Подобная жестокость была в обычае византийцев. Вспомним о чудовищной расправе над пленными болгарами императора Василия Болгаробойцы летом 1014 года, когда по его приказу было ослеплено 15 тысяч человек и лишь одному из каждой сотни слепцов был оставлен один глаз, дабы он мог служить поводырем; вспомним о грудах отрубленных голов вражеских воинов, наваленных по приказу того же императора на пути следования его войска во время войны в Грузии… Обычным наказанием виновных в преступлениях против государства считалось и членовредительство — отсечение правой руки. Византийцы, как правило, отпускали таких искалеченных на родину: жалкий вид несчастных должен был показать их сородичам, что ждет тех, кто осмелится поднять руку на империю. Может быть, уже вскоре после казни были отпущены на Русь и искалеченные русские пленники. Во всяком случае, говоря о заключении мира между двумя странами около 1046 года, летописец сообщает о возвращении на Русь одного Вышаты, не упоминая о других несчастных.
Монета с изображением императоров Василия II и Константина VIII. 1005–1025
Русский флот ничем не смог помочь обреченному пешему войску. Скорее всего, во время варненской резни он уже был вне пределов империи.
Так трагически завершился последний поход русских на Царьград. Впрочем, уцелевшие остатки воинства князя Владимира Ярославича возвратились на Русь не без трофеев и не без пленников, что, несомненно, должно было несколько скрасить тягостное впечатление. Может быть, поэтому в позднейшей новгородской традиции поход князя Владимира на греков был воспринят не как поражение, но как победа.
Но если новгородцы и могли обманываться относительно истинных результатов похода, то в Киеве, куда в конце лета или осенью князь Владимир привел остатки своего войска, сомнений на этот счет ни у кого не возникало. Тысячи вдов оплакивали своих погибших или искалеченных в чужой земле мужей, тысячи детей остались сиротами, тысячи семей лишились кормильцев… Едва ли не тяжелее всех должен был воспринять случившееся сам Ярослав. Если он и не потерял в этой войне своих близких (ибо его сын Владимир вернулся из похода живым и невредимым), то его политике в целом был нанесен сокрушительный удар. Надо было что-то делать, надо было спешно восстанавливать пошатнувшийся престиж Киевского государства.

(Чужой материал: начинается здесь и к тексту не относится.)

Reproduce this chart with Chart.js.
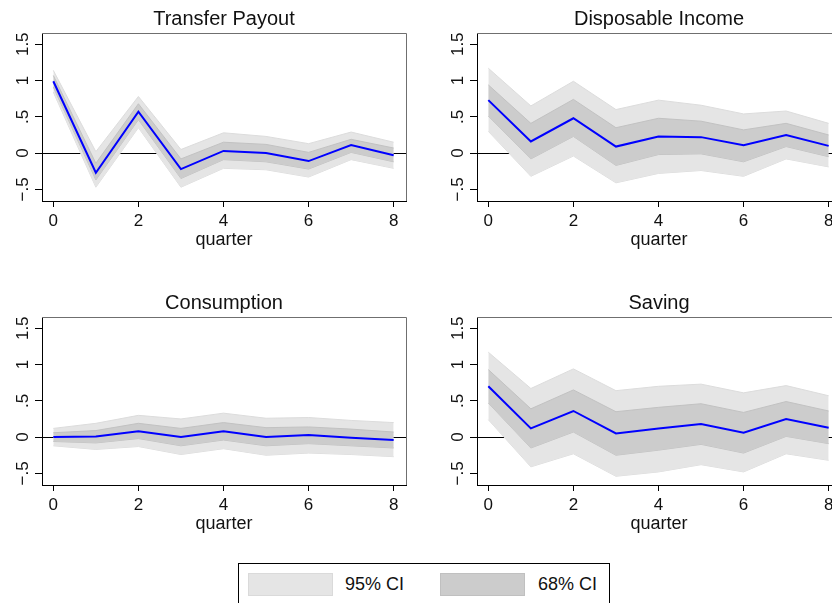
<!DOCTYPE html>
<html>
<head>
<meta charset="utf-8">
<script src="https://cdn.jsdelivr.net/npm/chart.js@4.4.0/dist/chart.umd.min.js"></script>
<style>
  html, body { margin: 0; padding: 0; background: #fff; width: 832px; height: 603px; overflow: hidden; }
  canvas { position: absolute; }
  #legend { position: absolute; left: 238px; top: 563px; width: 372px; height: 60px; border: 1px solid #000;
            box-sizing: border-box; font-family: "Liberation Sans", Arial, sans-serif; font-size: 18px; color: #111; }
  #legend .sw { position: absolute; top: 9px; width: 85px; height: 23px; box-sizing: border-box; }
  #legend .lab { position: absolute; top: 9px; height: 23px; line-height: 23px; white-space: nowrap; }
</style>
</head>
<body>
<canvas id="pTransfer" width="416" height="251" style="left:0;top:0"></canvas>
<canvas id="pIncome" width="416" height="251" style="left:435px;top:0"></canvas>
<canvas id="pConsumption" width="416" height="251" style="left:0;top:284px"></canvas>
<canvas id="pSaving" width="416" height="251" style="left:435px;top:284px"></canvas>

<div id="legend">
  <div class="sw" style="left:9px;background:#e5e5e5;border:1px solid #dadada"></div>
  <div class="lab" style="left:106px">95% CI</div>
  <div class="sw" style="left:201px;background:#cccccc;border:1px solid #c0c0c0"></div>
  <div class="lab" style="left:299px">68% CI</div>
</div>

<script>
// Horizon and axis ticks
const QUARTERS = [0, 1, 2, 3, 4, 5, 6, 7, 8];
const X_TICKS = [0, 2, 4, 6, 8];
const Y_TICKS = [-0.5, 0, 0.5, 1, 1.5];
const Y_TICK_LABELS = ['\u2212.5', '0', '.5', '1', '1.5'];

// Transfer payout response with confidence bands
const transferIRF  = [0.99, -0.27, 0.57, -0.22, 0.03, 0.00, -0.11, 0.11, -0.03];
const transferHi95 = [1.14, 0.02, 0.78, 0.05, 0.28, 0.23, 0.13, 0.29, 0.15];
const transferHi68 = [1.07, -0.14, 0.68, -0.08, 0.15, 0.12, 0.01, 0.19, 0.07];
const transferLo68 = [0.91, -0.37, 0.46, -0.35, -0.09, -0.12, -0.22, 0.01, -0.12];
const transferLo95 = [0.84, -0.47, 0.35, -0.47, -0.21, -0.23, -0.33, -0.09, -0.21];

// Disposable income
const incomeIRF  = [0.73, 0.16, 0.48, 0.09, 0.23, 0.22, 0.11, 0.25, 0.10];
const incomeHi95 = [1.17, 0.65, 0.99, 0.60, 0.73, 0.66, 0.54, 0.58, 0.41];
const incomeHi68 = [0.94, 0.41, 0.74, 0.35, 0.48, 0.44, 0.32, 0.41, 0.25];
const incomeLo68 = [0.51, -0.08, 0.23, -0.17, -0.02, -0.01, -0.12, 0.09, -0.05];
const incomeLo95 = [0.30, -0.32, -0.04, -0.41, -0.28, -0.24, -0.32, -0.08, -0.19];

// Consumption
const consIRF  = [0.00, 0.01, 0.08, 0.00, 0.08, 0.00, 0.03, -0.01, -0.04];
const consHi95 = [0.12, 0.19, 0.30, 0.25, 0.33, 0.26, 0.27, 0.23, 0.20];
const consHi68 = [0.06, 0.09, 0.19, 0.12, 0.20, 0.13, 0.14, 0.11, 0.07];
const consLo68 = [-0.06, -0.08, -0.02, -0.12, -0.04, -0.12, -0.09, -0.12, -0.15];
const consLo95 = [-0.12, -0.17, -0.13, -0.24, -0.16, -0.25, -0.22, -0.24, -0.27];

// Saving
const savingIRF  = [0.70, 0.12, 0.36, 0.05, 0.12, 0.18, 0.06, 0.25, 0.13];
const savingHi95 = [1.17, 0.67, 0.94, 0.64, 0.70, 0.73, 0.61, 0.71, 0.57];
const savingHi68 = [0.93, 0.39, 0.65, 0.35, 0.41, 0.46, 0.34, 0.49, 0.36];
const savingLo68 = [0.47, -0.15, 0.07, -0.25, -0.18, -0.10, -0.22, 0.01, -0.09];
const savingLo95 = [0.24, -0.41, -0.23, -0.54, -0.48, -0.38, -0.48, -0.23, -0.32];

const FONT = '"Liberation Sans", Arial, sans-serif';
const TEXT = '#111';
Chart.defaults.font.family = FONT;

const toPoints = arr => QUARTERS.map((q, i) => ({ x: q, y: arr[i] }));

// Zero reference line (behind the bands) and the grey top/right frame
const framePlugin = {
  id: 'frame',
  beforeDatasetsDraw(chart) {
    const { ctx, chartArea: a, scales } = chart;
    const y0 = Math.round(scales.y.getPixelForValue(0)) + 0.5;
    ctx.save();
    ctx.strokeStyle = '#000';
    ctx.lineWidth = 1.2;
    ctx.beginPath();
    ctx.moveTo(a.left, y0);
    ctx.lineTo(a.right, y0);
    ctx.stroke();
    ctx.strokeStyle = '#6f6f6f';
    ctx.lineWidth = 1;
    const t = Math.round(a.top) + 0.5, r = Math.round(a.right) + 0.5;
    ctx.beginPath();
    ctx.moveTo(a.left, t);
    ctx.lineTo(r, t);
    ctx.lineTo(r, a.bottom);
    ctx.stroke();
    ctx.restore();
  }
};

// Vertical y-axis tick labels, reading bottom to top
const rotatedYLabels = {
  id: 'rotatedYLabels',
  afterDraw(chart) {
    const { ctx, chartArea: a } = chart;
    const ys = chart.scales.y;
    ctx.save();
    ctx.font = '17px ' + FONT;
    ctx.fillStyle = TEXT;
    ctx.textAlign = 'center';
    ctx.textBaseline = 'alphabetic';
    ys.ticks.forEach(t => {
      const py = ys.getPixelForValue(t.value);
      ctx.save();
      ctx.translate(a.left - 14.5, py);
      ctx.rotate(-Math.PI / 2);
      ctx.fillText(Y_TICK_LABELS[Y_TICKS.indexOf(t.value)], 0, 0);
      ctx.restore();
    });
    ctx.restore();
  }
};

function makePanel(id, title, irf, lo68, hi68, lo95, hi95) {
  return new Chart(document.getElementById(id), {
    type: 'line',
    data: {
      datasets: [
        { data: toPoints(irf), borderColor: '#0000ff', borderWidth: 2, pointRadius: 0, fill: false },
        { data: toPoints(hi68), borderColor: '#c2c2c2', borderWidth: 1, backgroundColor: '#cccccc', pointRadius: 0, fill: '+1' },
        { data: toPoints(lo68), borderColor: '#c2c2c2', borderWidth: 1, pointRadius: 0, fill: false },
        { data: toPoints(hi95), borderColor: '#dcdcdc', borderWidth: 1, backgroundColor: '#e5e5e5', pointRadius: 0, fill: '+1' },
        { data: toPoints(lo95), borderColor: '#dcdcdc', borderWidth: 1, pointRadius: 0, fill: false }
      ]
    },
    options: {
      responsive: false,
      animation: false,
      events: [],
      layout: { padding: { left: 0, right: 10, top: 0, bottom: 0 } },
      elements: { line: { tension: 0 } },
      plugins: {
        legend: { display: false },
        tooltip: { enabled: false },
        title: {
          display: true, text: title, color: TEXT, fullSize: false,
          font: { size: 20, weight: 'normal', family: FONT },
          padding: { top: 7, bottom: 2 }
        }
      },
      scales: {
        x: {
          type: 'linear', min: -0.266, max: 8.29,
          afterBuildTicks: s => { s.ticks = X_TICKS.map(v => ({ value: v })); },
          afterFit: s => { s.height = 50; },
          grid: { drawOnChartArea: false, drawTicks: true, tickLength: 6, color: '#000', tickColor: '#000' },
          border: { display: true, color: '#000', width: 1 },
          ticks: { color: TEXT, font: { size: 17 }, padding: 4, maxRotation: 0, autoSkip: false,
                   callback: v => String(v) },
          title: { display: true, text: 'quarter', color: TEXT, font: { size: 18 }, padding: 0 }
        },
        y: {
          type: 'linear', min: -0.66, max: 1.655,
          afterBuildTicks: s => { s.ticks = Y_TICKS.map(v => ({ value: v })); },
          afterFit: s => { s.width = 42; },
          grid: { drawOnChartArea: false, drawTicks: true, tickLength: 7, color: '#000', tickColor: '#000' },
          border: { display: true, color: '#000', width: 1 },
          ticks: { display: false }
        }
      }
    },
    plugins: [framePlugin, rotatedYLabels]
  });
}

makePanel('pTransfer', 'Transfer Payout', transferIRF, transferLo68, transferHi68, transferLo95, transferHi95);
makePanel('pIncome', 'Disposable Income', incomeIRF, incomeLo68, incomeHi68, incomeLo95, incomeHi95);
makePanel('pConsumption', 'Consumption', consIRF, consLo68, consHi68, consLo95, consHi95);
makePanel('pSaving', 'Saving', savingIRF, savingLo68, savingHi68, savingLo95, savingHi95);
</script>
</body>
</html>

И здесь мы сталкиваемся с поразительным и труднообъяснимым феноменом, в очередной раз ставящим исследователя в тупик. Если судить по показаниям источников, и прежде всего летописей, Ярослав не предпринимает никаких решительных шагов в этом направлении — и тем не менее без видимых усилий со своей стороны всего за три года не просто восстанавливает выгодные для себя отношения с Византией, но и добивается заметного укрепления положения своей страны на международной арене. Он как будто не замечает произошедшей катастрофы! Во всяком случае, его политика в отношении других европейских стран — Польши, Венгрии, Норвегии и других — не претерпевает видимых изменений. Ярослав не готовится к новой войне с Византией (как готовился к ней, например, князь Игорь после поражения от греков в 941 году), не набирает нового войска. В том же 1043 году он, предположительно, совершает очередной поход в Мазовию; затем, зимой, ведет переговоры с норвежским конунгом Харальдом, выдает за него свою дочь Елизавету и помогает в начавшейся борьбе за норвежский престол. На следующий год Ярослав присутствует в Киеве при перенесении останков своих дядьев Ярополка и Олега, погибших во время усобицы еще в конце 70-х годов X века, а затем во главе дружины выступает в поход на Литву, то есть в противоположном от Византии направлении; по возвращении же на Русь он отправляется в Новгород, где вместе со своим сыном Владимиром принимает участие в возведении новгородских укреплений.